Both of these would have to be up there, I think. Although, I suspect “Lola” would top “House” 50 or 100 years from now. (Could be wrong on that, though.)

Pastorius was a bassist. He is generally regarded as being the best bassist of all time; I was going to say he was to the bass as Hendrix was to the guitar, but that’s really not a good analogy. Pastorius combined peerless technical skill with innovative creativity and musicianship. In addition to being extremely schooled in deep music theory and possessing exceptional chops - he could read through the most complex classical score or jazz chart with ease (and was a prolific composer in his own right) - he also did things with the bass that nobody had ever heard before…he threw in harmonics, chords, ringing sustained tones that could sound like a brass horn, and all kinds of other little touches that made his playing intrinsically interesting and mesmerizing. And on top of this, he had unreal rhythmic timing and could play right in the pocket with superlative precision. There has simply never been any other bassist like Jaco, and there never will be.

He recorded an unbelievable amount of music with innumerable combinations of jazz, funk, and rock musicians - most notably as a member of Weather Report - but you’re quite unlikely to hear him on the radio. I would guess that if there’s one song featuring Jaco that the average person is most likely to hear on the radio, it’s Joni Mitchell’s Coyote. That song represents about 1/1000th of what Jaco was capable of doing.
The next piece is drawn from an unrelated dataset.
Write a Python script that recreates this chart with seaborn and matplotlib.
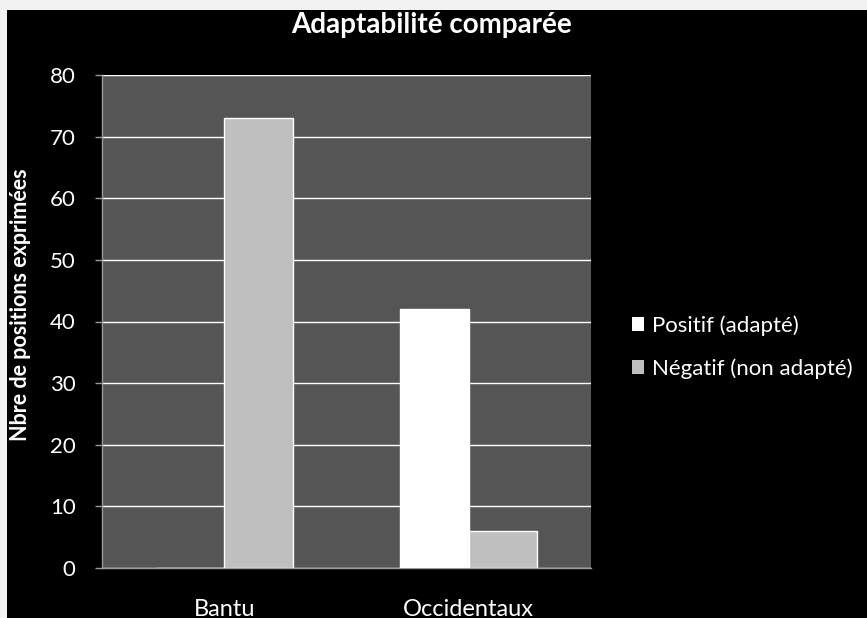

Just now I read about his life and death on Wikipedia. 1951 - 1987. A tragically short lifespan. How sad. And such talent. His propensity for brawling made me think of another artist: Michele Angelo Caravaggio (d. 1610), the great Italian master.

So many artists, whether musical or visual, lived lives shorter than they might have been, if only . . . and therefore oeuvre smaller than might have been, if only . . .

The world should take better care of our artists, don’t you think?

Too much danger that “standing the test of time” means “I still really like it, decades later”.

As regards 50s rock, I’d pick Chuck Berry’s performances as still holding up strongly - compared to, say, Elvis songs with those treacly Lawrence Welkoid choruses in the background, or Bill Haley & The Comets hits. The latter sound badly dated, Chuck still rocks.

He actually didn’t have a propensity for brawling; according to his biography, which I have read many times, he never instigated violence. Sometimes he’d get drunk and provoke others into violence as a form of masochism, but he never retaliated.

Jaco was severely bipolar, and one side of him got sucked into alcohol and cocaine, and that bad side became uncontrollable for him. He never aspired to live a debauched rock star lifestyle. He never glamorized or glorified drugs and drinking; he hated them, but was nevertheless dependent on them. All he wanted to do was be a family man and provide for his wife and kids while creating music. His mental illness dragged him down. It’s a terrible, terrible story, and one of the reasons that I do not touch alcohol.

A lot of songs by the great American Songbook composers fit: George Geshwin, Cole Porter, Jerome Kern, Harry Warren, etc. Their music is still being recorded today.

You bet, RealityChuck. Now, tell me, would Lerner & Lowe, and Rodgers & Hammerstein be among the ones you list? Or would they make up another category in your view?

I like all of them very much, indeed.

And going back even further, Ragtime, and Scott Joplin! Anything he wrote is The Tops even today.